[Solved] What's the easiest way to get the list of file names in the training dataset

poppingtonic · October 24, 2018, 9:54pm

I’m trying to see what the limits are to progressive resizing, and would like to plot out the number of images of a particular size, like in the screenshoted example from last year’s course below. Given a DataBunch, what’s the easiest way to get the filenames used so I can plot their sizes out?

This screenshot is from last year’s course, so the API is different.

poppingtonic · October 24, 2018, 10:03pm

Got it. I was diving into basic_train.py unnecessarily.

data.train_ds.ds.x

Returns a ndarray of all file names.

danield · October 25, 2018, 1:12am

Just to add to this, I enjoy working with dataframes (can easily filter on specific img requirements and pull the remaining filenames), so an alternative (for viewing both sides) could be this

jeremy · October 25, 2018, 2:27am

Note that this is in DatasetTfm:

    def __getattr__(self,k):
        "Passthrough access to wrapped dataset attributes."
        return getattr(self.ds, k)

Which means that you can remove the ds:

data.train_ds.x

jeremy · October 25, 2018, 2:41am

FYI, you can also do that somewhat more idiomatically like so:

df = pd.DataFrame([x.shape[1:] for x,y in data.train_ds], columns=('h','w'))

Note that a dataset’s items are tuples of the independent and dependent vars.

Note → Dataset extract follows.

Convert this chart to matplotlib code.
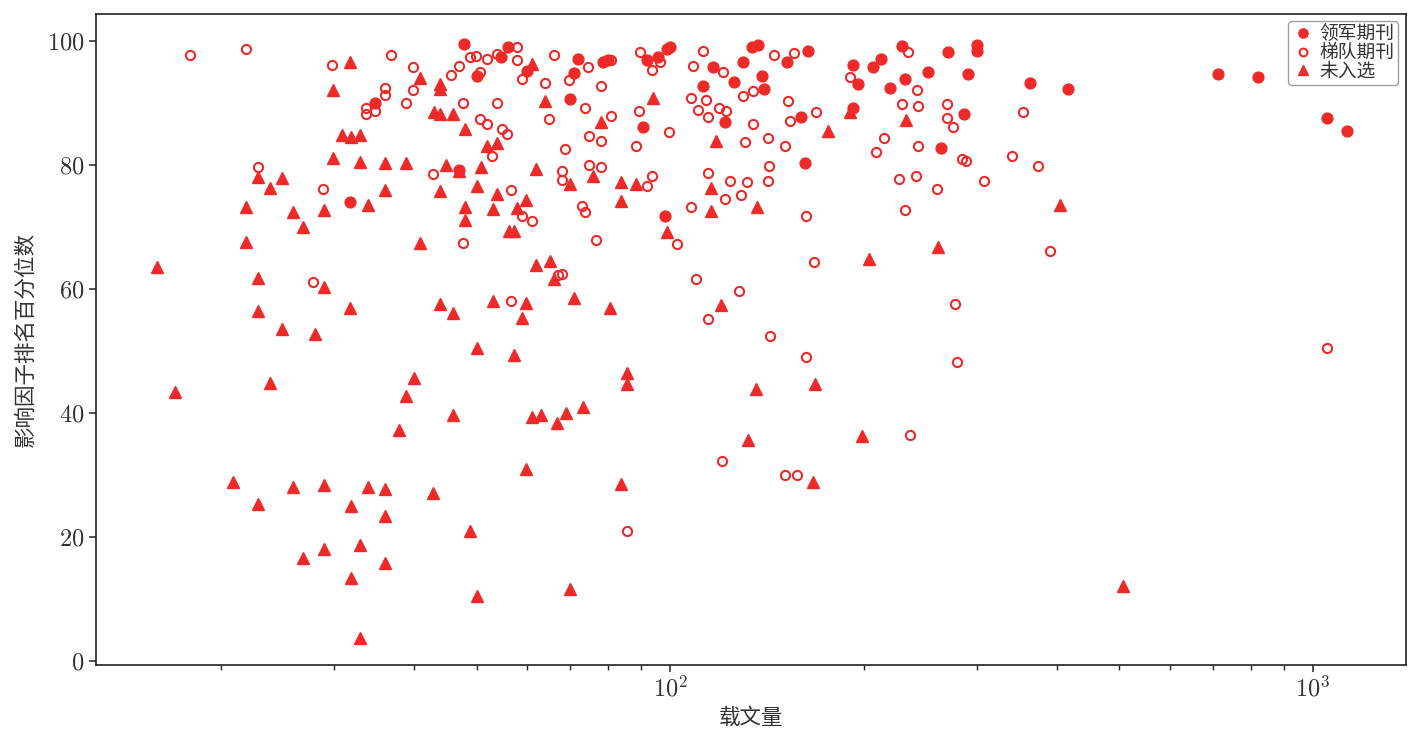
import matplotlib
matplotlib.use('Agg')
import matplotlib.pyplot as plt
from matplotlib.ticker import LogLocator, NullFormatter

plt.rcParams.update({
    'font.family': ['cmr10', 'Noto Sans CJK SC'],
    'mathtext.fontset': 'cm',
    'axes.formatter.use_mathtext': True,
    'axes.unicode_minus': False,
    'font.size': 15,
})

# 领军期刊
leader_x = [47.8, 56.0, 54.6, 50.0, 59.9, 72.0, 70.9, 69.9, 78.7, 80.0, 92.0, 100, 99.0, 95.9,
            90.9, 98.2, 112.6, 116.8, 121.8, 46.9, 31.8, 34.8, 134.0, 136.9, 163.7, 130.0,
            151.9, 139.2, 125.8, 140.2, 159.6, 162.2, 192.7, 207.2, 213.1, 229.1, 196.2,
            219.7, 232.0, 251.8, 270.9, 300.5, 300.5, 291.0, 286.6, 192.5, 263.5, 363.3,
            416.5, 711, 821, 1052, 1129]
leader_y = [99.5, 99.1, 97.4, 94.4, 95.2, 97.1, 94.8, 90.6, 96.6, 96.9, 96.9, 99.0, 98.7, 97.5,
            86.2, 71.8, 92.8, 95.9, 86.9, 79.2, 74.1, 90.0, 99.1, 99.4, 98.4, 96.6,
            96.7, 94.4, 93.4, 92.3, 87.8, 80.3, 96.1, 95.9, 97.1, 99.3, 93.1,
            92.4, 93.9, 95.1, 98.3, 99.4, 98.5, 94.7, 88.2, 89.2, 82.7, 93.2,
            92.3, 94.7, 94.2, 87.6, 85.5]

# 梯队期刊
echelon_x = [17.9, 21.9, 29.8, 36.8, 39.8, 36.0, 36.0, 39.8, 38.8, 34.8, 33.7, 33.7, 22.9, 28.9,
             42.8, 27.8, 46.9, 45.7, 48.9, 49.9, 51.9, 53.8, 50.7, 57.7, 57.8, 58.8, 63.8,
             65.9, 69.7, 74.6, 78.2, 81.0, 73.8, 81.0, 89.8, 93.6, 96.5, 108.7, 112.6, 120.7,
             107.7, 113.7, 110.7, 114.6, 119.0, 122.4, 89.6, 47.7, 53.8, 50.7, 51.9, 54.7,
             55.7, 52.9, 64.9, 74.8, 78.2, 68.7, 99.8, 88.6, 67.8, 67.8, 74.8, 78.2, 93.6,
             92.0, 114.6, 124.0, 121.8, 107.7, 56.6, 58.8, 60.9, 72.9, 73.8, 47.7, 76.7,
             102.7, 67.0, 67.8, 109.6, 56.6, 114.6, 120.6, 85.7, 145.2, 155.9, 134.8, 129.7,
             152.7, 168.7, 153.7, 134.8, 130.7, 141.9, 150.9, 142.6, 131.8, 141.9, 128.8,
             163.0, 167.7, 127.8, 142.8, 190.5, 234.3, 242.0, 229.6, 242.6, 270.0, 269.2,
             275.4, 215.3, 209.2, 242.6, 284.5, 289.0, 340.0, 373.6, 354.0, 308.0, 226.8,
             241.7, 259.8, 232.3, 390.0, 277.5, 163.0, 279.9, 236.5, 150.9, 157.7, 1052]
echelon_y = [97.8, 98.8, 96.2, 97.8, 95.8, 92.5, 91.3, 92.2, 90.1, 88.7, 89.2, 88.3, 79.7, 76.2,
             78.5, 61.1, 96.0, 94.6, 97.4, 97.6, 97.2, 97.9, 95.0, 96.9, 99.1, 93.9, 93.3,
             97.8, 93.7, 95.9, 92.8, 96.9, 89.2, 88.0, 98.2, 95.3, 96.6, 96.0, 98.4, 95.1,
             90.8, 90.5, 88.9, 87.7, 89.2, 88.8, 88.8, 90.0, 90.0, 87.4, 86.6, 85.8,
             85.0, 81.5, 87.4, 84.7, 83.9, 82.6, 85.4, 83.1, 79.0, 77.6, 80.0, 79.7, 78.2,
             76.7, 78.8, 77.5, 74.5, 73.2, 76.0, 71.8, 71.0, 73.4, 72.4, 67.4, 67.9,
             67.2, 62.3, 62.4, 61.6, 58.1, 55.2, 32.3, 20.9, 97.8, 98.1, 92.0, 91.2,
             90.3, 88.5, 87.2, 86.7, 83.8, 84.4, 83.1, 79.9, 77.2, 77.4, 75.1,
             71.8, 64.3, 59.7, 52.4, 94.2, 98.2, 92.1, 89.8, 89.6, 89.9, 87.6,
             86.1, 84.3, 82.1, 83.1, 81.0, 80.7, 81.4, 79.8, 88.5, 77.5, 77.7,
             78.3, 76.2, 72.7, 66.2, 57.6, 49.0, 48.2, 36.5, 30.0, 30.0, 50.5]

# 未入选
other_x = [15.9, 17.0, 20.9, 21.9, 21.9, 22.9, 22.9, 22.9, 22.9, 23.9, 23.9, 24.9, 24.9, 25.9,
           25.9, 26.9, 26.9, 28.0, 29.0, 29.0, 29.0, 29.0, 29.9, 29.9, 30.9, 31.8, 31.9, 31.8,
           31.9, 31.9, 32.9, 32.9, 32.9, 32.9, 33.9, 33.9, 36.0, 36.0, 36.0, 36.0, 36.0, 37.9,
           38.8, 38.8, 39.9, 40.8, 40.8, 42.8, 42.9, 43.8, 43.8, 43.9, 43.9, 43.9, 44.8, 46.0,
           46.0, 46.0, 47.9, 47.9, 47.9, 46.9, 48.9, 50.0, 50.0, 50.0, 50.8, 52.0, 53.0, 53.0,
           53.9, 53.9, 56.1, 57.1, 57.1, 57.7, 58.9, 59.8, 59.8, 59.8, 61.1, 61.1, 61.9, 61.9,
           62.9, 63.8, 65.0, 66.0, 66.8, 69.0, 69.9, 69.9, 70.9, 73.1, 75.9, 78.2, 80.7, 83.8,
           83.9, 83.9, 85.8, 85.8, 88.6, 94.0, 99.0, 115.8, 115.8, 118.0, 120.2, 132.1, 135.9,
           136.5, 167.1, 168.1, 175.8, 190.5, 199.2, 203.6, 233.0, 260.7, 404.0, 507]
other_y = [63.6, 43.4, 28.8, 73.3, 67.6, 78.1, 61.7, 56.5, 25.3, 76.3, 44.8, 77.9, 53.5, 72.5,
           28.0, 70.0, 16.6, 52.8, 72.7, 60.3, 28.3, 18.1, 92.1, 81.2, 84.9, 96.6, 84.6, 56.9,
           24.9, 13.3, 84.9, 80.5, 18.6, 3.7, 73.6, 28.1, 80.3, 76.0, 27.7, 23.4, 15.8, 37.3,
           80.3, 42.8, 45.6, 94.0, 67.4, 27.0, 88.6, 75.9, 57.6, 93.1, 92.3, 88.2, 80.1, 88.3,
           56.1, 39.7, 85.8, 73.3, 71.2, 79.0, 20.9, 76.7, 50.4, 10.4, 79.7, 83.1, 72.9, 58.0,
           83.5, 75.3, 69.3, 69.3, 49.4, 73.1, 55.3, 74.3, 57.7, 31.0, 96.3, 39.3, 79.4, 63.8,
           39.6, 90.3, 64.5, 61.6, 38.4, 40.0, 77.0, 11.6, 58.6, 40.9, 78.3, 86.9, 56.9, 28.5,
           77.2, 74.2, 46.4, 44.7, 77.0, 90.8, 69.2, 76.3, 72.6, 83.9, 57.5, 35.6, 43.9,
           73.2, 28.8, 44.6, 85.5, 88.6, 36.2, 64.8, 87.3, 66.8, 73.6, 12.1]

red = '#ee2a28'
text_color = '#333333'

fig = plt.figure(figsize=(14.21, 7.32), dpi=100)
ax = fig.add_axes([0.0676, 0.0915, 0.9218, 0.8894])

ax.plot(leader_x, leader_y, 'o', color=red, ms=7.8, mec=red, label='领军期刊', zorder=3)
ax.plot(echelon_x, echelon_y, 'o', color=red, ms=6.6, mfc='none', mec=red, mew=1.5,
        label='梯队期刊', zorder=3)
ax.plot(other_x, other_y, '^', color=red, ms=8.2, mec=red, label='未入选', zorder=3)

ax.set_xscale('log')
ax.set_xlim(12.8, 1395)
ax.set_ylim(-0.7, 104.4)
ax.set_yticks([0, 20, 40, 60, 80, 100])
ax.xaxis.set_minor_locator(LogLocator(base=10, subs=range(2, 10)))
ax.xaxis.set_minor_formatter(NullFormatter())

for s in ax.spines.values():
    s.set_linewidth(1.2)
    s.set_color('#222222')
ax.tick_params(which='major', length=5, width=1.1, colors='#222222', labelcolor=text_color,
               labelsize=17.5)
ax.tick_params(axis='x', which='major', pad=3)
ax.tick_params(which='minor', length=3.5, width=1.0, colors='#222222')

ax.set_xlabel('载文量', fontsize=15.5, color=text_color, labelpad=4)
ax.set_ylabel('影响因子排名百分位数', fontsize=15.5, color=text_color, labelpad=8)

leg = ax.legend(loc='upper right', fontsize=13.5, frameon=True, fancybox=True,
                borderpad=0.2, handletextpad=0.3, labelspacing=0.05, handlelength=1.2,
                borderaxespad=0.4, markerscale=0.85)
leg.get_frame().set_edgecolor('#888888')
leg.get_frame().set_linewidth(1.0)
for t in leg.get_texts():
    t.set_color(text_color)

fig.savefig('out.png', dpi=100)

danield · October 25, 2018, 4:17am

Always appreciate the more pythonic way of doing things. This led to some great albeit obvious insights (and correct me if I’m wrong):

dataset items are tuples! i.e. (image (size), breed index), which led me to…
data.train_ds[0][0] (the image) is the transformed version of the original image data.train_ds.ds[0][0]
when viewing the cropped version in data.train_ds[0][0], it changes every time. I’m putting all the pieces together now and presume that the “DatasetTfm” contains the original dataset and a transformer “tfm”, which is applies to the original image (data.train_ds.ds) and stored in data.train_ds.

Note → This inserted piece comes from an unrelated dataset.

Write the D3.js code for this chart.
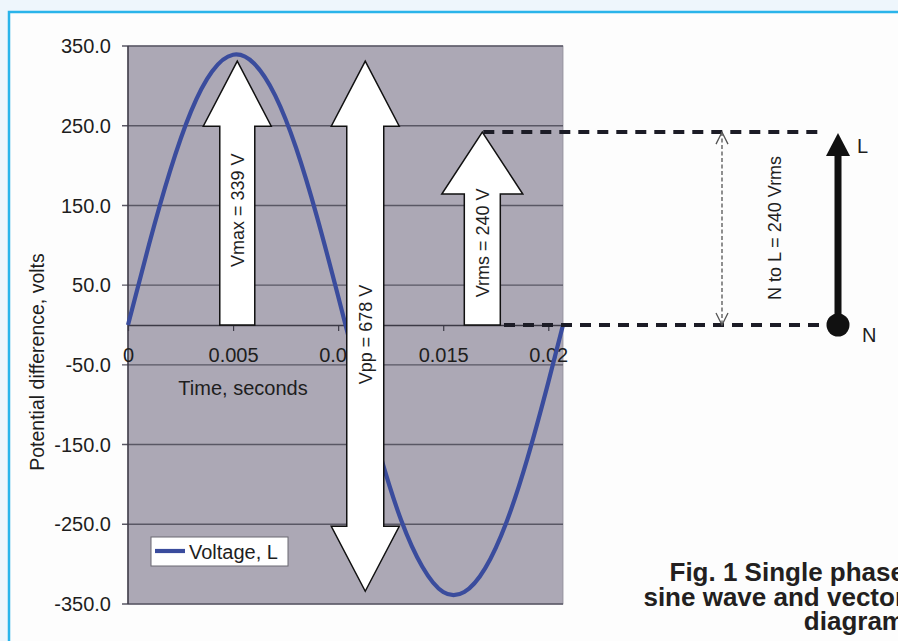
<!DOCTYPE html>
<html><head><meta charset="utf-8">
<script src="https://cdn.jsdelivr.net/npm/d3@7"></script>
<style>
html,body{margin:0;padding:0;background:#eef6fc;}
svg{display:block;font-family:"Liberation Sans",Arial,Helvetica,sans-serif;}
</style></head><body>
<svg id="c" width="898" height="641"></svg>
<script>
// ---- data ----
const timeValues = [0,0.001,0.002,0.003,0.004,0.005,0.006,0.007,0.008,0.009,0.010,0.011,0.012,0.013,0.014,0.015,0.016,0.017,0.018,0.019,0.020,0.0207];
const voltageValues = [0,101,193,268,318,339,328,288,222,135,36,-66,-163,-245,-303,-335,-335,-305,-248,-168,-72,0];
const xTickValues = [0,0.005,0.01,0.015,0.02];
const xTickLabels = ["0","0.005","0.01","0.015","0.02"];
const yTickValues = [350,250,150,50,-50,-150,-250,-350];
const seriesName = "Voltage, L";
const xTitle = "Time, seconds";
const yTitle = "Potential difference, volts";
const arrowLabels = ["Vmax = 339 V","Vpp = 678 V","Vrms = 240 V"];
const arrowTimes = [0.0052,0.01129,0.01686];
const arrowTops = [331,331,242];
const arrowBottoms = [0,-334,0];
const arrowLabelValues = [144,-12,103];
const vectorLabel = "N to L = 240 Vrms";
const rmsValue = 242;
const captionLines = ["Fig. 1 Single phase","sine wave and vector","diagram"];

// ---- layout ----
const svg = d3.select("#c");
const X0 = 128, X1 = 563, Y0 = 46, Y1 = 604;
const x = d3.scaleLinear().domain([0,0.0207]).range([X0,X1]);
const y = d3.scaleLinear().domain([-350,350]).range([Y1,Y0]);

// white panel with cyan border
svg.append("rect").attr("x",9).attr("y",12).attr("width",960).attr("height",700)
  .attr("fill","#fdfdfd").attr("stroke","#2ab4ea").attr("stroke-width",2.5);

// plot area
svg.append("rect").attr("x",X0).attr("y",Y0).attr("width",X1-X0).attr("height",Y1-Y0)
  .attr("fill","#aca8b5").attr("stroke","#8f8c99").attr("stroke-width",0.8);

// gridlines + y ticks
svg.append("g").selectAll("line").data(yTickValues).join("line")
  .attr("x1",X0-6).attr("x2",X1).attr("y1",d=>y(d)).attr("y2",d=>y(d))
  .attr("stroke","#595764").attr("stroke-width",1.4);
svg.append("g").selectAll("text").data(yTickValues).join("text")
  .attr("x",111).attr("y",d=>y(d)).attr("dy","0.36em").attr("text-anchor","end")
  .attr("font-size",20).attr("fill","#1e1e1e").text(d=>d.toFixed(1));

// y axis line
svg.append("line").attr("x1",X0).attr("x2",X0).attr("y1",Y0).attr("y2",Y1)
  .attr("stroke","#3c3a46").attr("stroke-width",1.5);

// x axis at zero
const xAxis = d3.axisBottom(x).tickValues(xTickValues).tickFormat((d,i)=>xTickLabels[i])
  .tickSizeInner(6).tickSizeOuter(0).tickPadding(17);
const gx = svg.append("g").attr("transform",`translate(0,${y(0)})`).call(xAxis);
gx.select(".domain").attr("stroke","#3c3a46").attr("stroke-width",1.5);
gx.selectAll(".tick line").attr("stroke","#3c3a46").attr("stroke-width",1.2);
gx.selectAll(".tick text").attr("font-size",20).attr("fill","#1e1e1e")
  .attr("font-family","Liberation Sans, Arial, sans-serif");

// axis titles
svg.append("text").attr("x",243).attr("y",395).attr("text-anchor","middle")
  .attr("font-size",20).attr("fill","#1e1e1e").text(xTitle);
svg.append("text").attr("transform","translate(37,362) rotate(-90)")
  .attr("text-anchor","middle").attr("dy","0.36em")
  .attr("font-size",19.5).attr("fill","#1e1e1e").text(yTitle);

// curve
const pts = timeValues.map((t,i)=>[t,voltageValues[i]]);
svg.append("path").datum(pts)
  .attr("d",d3.line().x(d=>x(d[0])).y(d=>y(d[1])).curve(d3.curveNatural))
  .attr("fill","none").attr("stroke","#3a4c9d").attr("stroke-width",4.2);

// block arrows
const shaftHalf = [17.5,18.5,18], headHalf = [34,34,40.5], headLen = [65,65,62];
function blockArrow(i){
  const cx = x(arrowTimes[i]), yt = y(arrowTops[i]), yb = y(arrowBottoms[i]);
  const s = shaftHalf[i], h = headHalf[i], L = headLen[i];
  let p = [[cx-s,yt+L],[cx-h,yt+L],[cx,yt],[cx+h,yt+L],[cx+s,yt+L]];
  if (arrowBottoms[i] < 0) {
    p = p.concat([[cx+s,yb-L],[cx+h,yb-L],[cx,yb],[cx-h,yb-L],[cx-s,yb-L]]);
  } else {
    p = p.concat([[cx+s,yb],[cx-s,yb]]);
  }
  svg.append("path").attr("d","M"+p.map(q=>q.join(",")).join("L")+"Z")
    .attr("fill","#ffffff").attr("stroke","#111").attr("stroke-width",1.5)
    .attr("stroke-linejoin","miter");
  svg.append("text").attr("transform",`translate(${cx},${y(arrowLabelValues[i])}) rotate(-90)`)
    .attr("text-anchor","middle").attr("dy","0.36em")
    .attr("font-size",18).attr("fill","#1e1e1e").text(arrowLabels[i]);
}
[0,1,2].forEach(blockArrow);

// dashed level lines
svg.append("line").attr("x1",x(arrowTimes[2])+1).attr("x2",825).attr("y1",y(rmsValue)).attr("y2",y(rmsValue))
  .attr("stroke","#1c1c26").attr("stroke-width",4).attr("stroke-dasharray","11 8");
svg.append("line").attr("x1",504).attr("x2",825).attr("y1",y(0)).attr("y2",y(0))
  .attr("stroke","#1c1c26").attr("stroke-width",4).attr("stroke-dasharray","11 8");

// thin dashed double arrow
const ax = 722, ay1 = y(rmsValue), ay2 = y(0);
svg.append("line").attr("x1",ax).attr("x2",ax).attr("y1",ay1).attr("y2",ay2)
  .attr("stroke","#555").attr("stroke-width",1.3).attr("stroke-dasharray","4 2.5");
svg.append("path").attr("d",`M${ax-6},${ay1+12}L${ax},${ay1}L${ax+6},${ay1+12}M${ax-6},${ay2-12}L${ax},${ay2}L${ax+6},${ay2-12}`)
  .attr("fill","none").attr("stroke","#555").attr("stroke-width",1.3);
svg.append("text").attr("transform","translate(775,228) rotate(-90)")
  .attr("text-anchor","middle").attr("dy","0.36em")
  .attr("font-size",18).attr("fill","#1e1e1e").text(vectorLabel);

// phasor
const px = 838;
svg.append("line").attr("x1",px).attr("x2",px).attr("y1",y(0)).attr("y2",y(rmsValue)+20)
  .attr("stroke","#111").attr("stroke-width",7);
svg.append("path").attr("d",`M${px-12},${y(rmsValue)+24}L${px},${y(rmsValue)+1}L${px+12},${y(rmsValue)+24}Z`)
  .attr("fill","#111");
svg.append("circle").attr("cx",px).attr("cy",y(0)).attr("r",11.5).attr("fill","#111");
svg.append("text").attr("x",857).attr("y",153).attr("font-size",20).attr("fill","#1e1e1e").text("L");
svg.append("text").attr("x",862).attr("y",342).attr("font-size",20).attr("fill","#1e1e1e").text("N");

// legend
svg.append("rect").attr("x",151).attr("y",537).attr("width",137).attr("height",29)
  .attr("fill","#fff").attr("stroke","#6a6872").attr("stroke-width",1);
svg.append("line").attr("x1",155).attr("x2",185).attr("y1",551).attr("y2",551)
  .attr("stroke","#3a4c9d").attr("stroke-width",4.2);
svg.append("text").attr("x",189).attr("y",558.5).attr("font-size",20).attr("fill","#1e1e1e").text(seriesName);

// caption
svg.append("g").selectAll("text").data(captionLines).join("text")
  .attr("x",905).attr("y",(d,i)=>581+i*24.5).attr("text-anchor","end")
  .attr("font-size",26).attr("font-weight","bold").attr("fill","#231f20").text(d=>d);
</script>
</body></html>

Apologies if I’ve just stated the obvious, but might be insightful for anyone else like me starting out.

jeremy · October 25, 2018, 4:22am

You are extremely not wrong, and have summarize this beautifully! I’m not sure we’ve done a great job of explaining this lower-level details in the docs, so if you want to really test your understanding, feel free to try adding more info to the docs to help others too! (And do let me know if you decide to do this, and want help understanding how to contribute).

joshfp · October 25, 2018, 5:02am

And what about getting the file names for the test set, since there is no test_ds property? Is it test_dl.dataset.x the way to go?

jeremy · October 25, 2018, 5:03am

Yes that’s right. Feel free to send in a PR to add test_ds if you want BTW

joshfp · October 26, 2018, 5:34am

Done! My first PR

mmiakashs · March 17, 2019, 12:13pm

This is much needed features. But do you know how can we retrieve the files name in test dataset?